Alleen de gewone leden en de plaatsvervangende leden die gewone leden vervangen, zijn stemgerechtigd. HOOFDSTUK VI. - Toezicht

Art. 21.Overeenkomstig artikel 12 van de wet van 7 januari 1958, betreffende de fondsen voor bestaanszekerheid wijst het Paritair Subcomité voor de houthandel, een of verscheidene accountants aan, ten einde het beheer van het fonds te controleren.

Hij brengt ten minste eens per jaar, in de maand juni, verslag uit over zijn opdracht aan het Paritair Subcomité voor de houthandel.

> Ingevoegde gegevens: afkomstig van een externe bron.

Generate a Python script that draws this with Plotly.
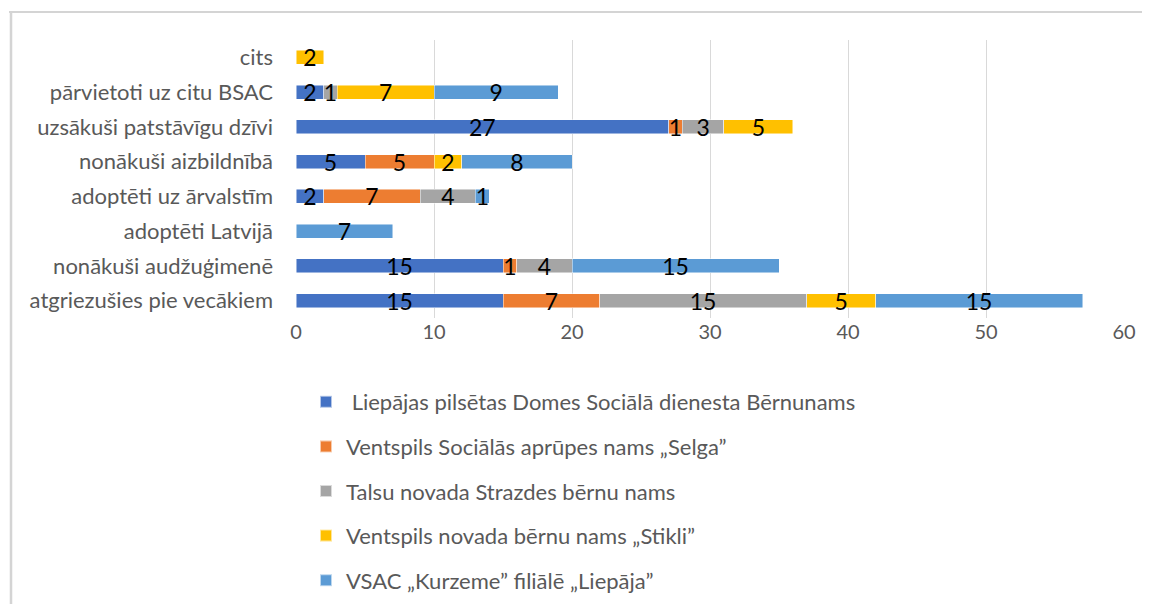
import plotly.graph_objects as go

categories = [
    "atgriezušies pie vecākiem",
    "nonākuši audžuģimenē",
    "adoptēti Latvijā",
    "adoptēti uz ārvalstīm",
    "nonākuši aizbildnībā",
    "uzsākuši patstāvīgu dzīvi",
    "pārvietoti uz citu BSAC",
    "cits",
]
series_names = [
    "\u00a0Liepājas pilsētas Domes Sociālā dienesta Bērnunams",
    "Ventspils Sociālās aprūpes nams „Selga”",
    "Talsu novada Strazdes bērnu nams",
    "Ventspils novada bērnu nams „Stikli”",
    "VSAC „Kurzeme” filiālē „Liepāja”",
]
liepajas_bn = [15, 15, None, 2, 5, 27, 2, None]
selga = [7, 1, None, 7, 5, 1, None, None]
strazdes = [15, 4, None, 4, None, 3, 1, None]
stikli = [5, None, None, None, 2, 5, 7, 2]
vsac = [15, 15, 7, 1, 8, None, 9, None]
series_values = [liepajas_bn, selga, strazdes, stikli, vsac]
colors = ["#4472C4", "#ED7D31", "#A5A5A5", "#FFC000", "#5B9BD5"]
x_ticks = [0, 10, 20, 30, 40, 50, 60]

# page has an 8px body margin on every side; fit the figure inside it
OFF = 8
W, H = 1150 - 2 * OFF, 612 - 2 * OFF
L, T = 296 - OFF, 40 - OFF
pw, ph = 828, 278
R, B = W - L - pw, H - T - ph

def px_x(x):
    return (x - OFF - L) / pw

def px_y(y):
    return (T + ph - (y - OFF)) / ph

FONT = "Lato, 'Open Sans', sans-serif"

fig = go.Figure()
for i, (name, vals, col) in enumerate(zip(series_names, series_values, colors)):
    fig.add_trace(go.Bar(
        y=categories, x=vals, name=name, orientation="h",
        marker=dict(color=col, line=dict(color="rgba(255,255,255,0.6)", width=0.8)),
        text=[("" if v is None else str(v)) for v in vals],
        textposition="inside", insidetextanchor="middle",
        textangle=0, constraintext="none", cliponaxis=False,
        textfont=dict(family=FONT, size=23, color="#000000"),
        legendgroup=f"g{i}",
        width=0.4,
    ))

fig.update_layout(
    width=W, height=H,
    margin=dict(l=L, r=R, t=T, b=B, autoexpand=False),
    barmode="stack",
    plot_bgcolor="white", paper_bgcolor="white",
    font=dict(family=FONT, color="#595959", size=20),
    xaxis=dict(range=[0, 60], tickvals=x_ticks, showgrid=True, gridcolor="#D9D9D9",
               gridwidth=1, zeroline=False, showline=False, ticks="",
               tickfont=dict(size=20, color="#595959"), fixedrange=True),
    yaxis=dict(categoryorder="array", categoryarray=categories, showgrid=False,
               showline=False, ticks="", ticklabelstandoff=22,
               tickfont=dict(size=22, color="#595959")),
    showlegend=True,
    legend=dict(x=px_x(306), y=px_y(381), xanchor="left", yanchor="top",
                traceorder="grouped", tracegroupgap=13,
                font=dict(size=22, color="#595959", family=FONT),
                itemsizing="constant", bgcolor="rgba(0,0,0,0)"),
)

# chart frame (left and top edges of the chart area)
fig.add_shape(type="line", xref="paper", yref="paper", layer="above",
              x0=px_x(9), x1=px_x(1150), y0=px_y(12), y1=px_y(12),
              line=dict(color="#D4D4D4", width=2))
fig.add_shape(type="line", xref="paper", yref="paper", layer="above",
              x0=px_x(11), x1=px_x(11), y0=px_y(12), y1=px_y(604),
              line=dict(color="#D4D4D4", width=2.5))

fig.write_html("out.html")
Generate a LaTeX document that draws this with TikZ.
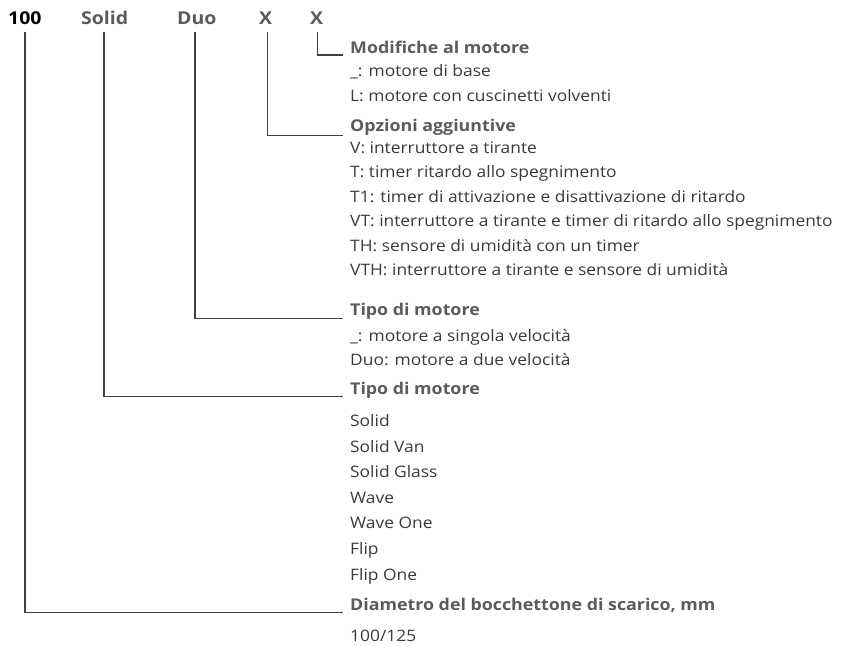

Daarbij, licht hij het paritair beheerscomité van het fonds regelmatig in, over het resultaat van zijn onderzoekingen en doet de aanbevelingen die hij nuttig acht. HOOFDSTUK VII. - Balans en rekeningen

Art. 22.Elk jaar, op 31 december, worden de balans en de rekeningen van het afgelopen dienstjaar afgesloten. HOOFDSTUK VIII. - Ontbinding en vereffening

Art. 23.De ontbinding van het fonds kan door het Paritair Subcomité voor de houthandel worden uitgesproken. Dit beslist over de bestemming van de goederen en waarde van het fonds na kwijting van het passief, door aan deze goederen en waarden een bestemming te geven overeenkomstig het doel waarvoor het fonds werd opgericht. Het Paritair Subcomité voor de houthandel wijst de in artikel 14 voorziene gewone leden van het paritair beheerscomité als vereffenaars aan.

Gezien om te worden gevoegd bij het koninklijk besluit van 10 mei 2001.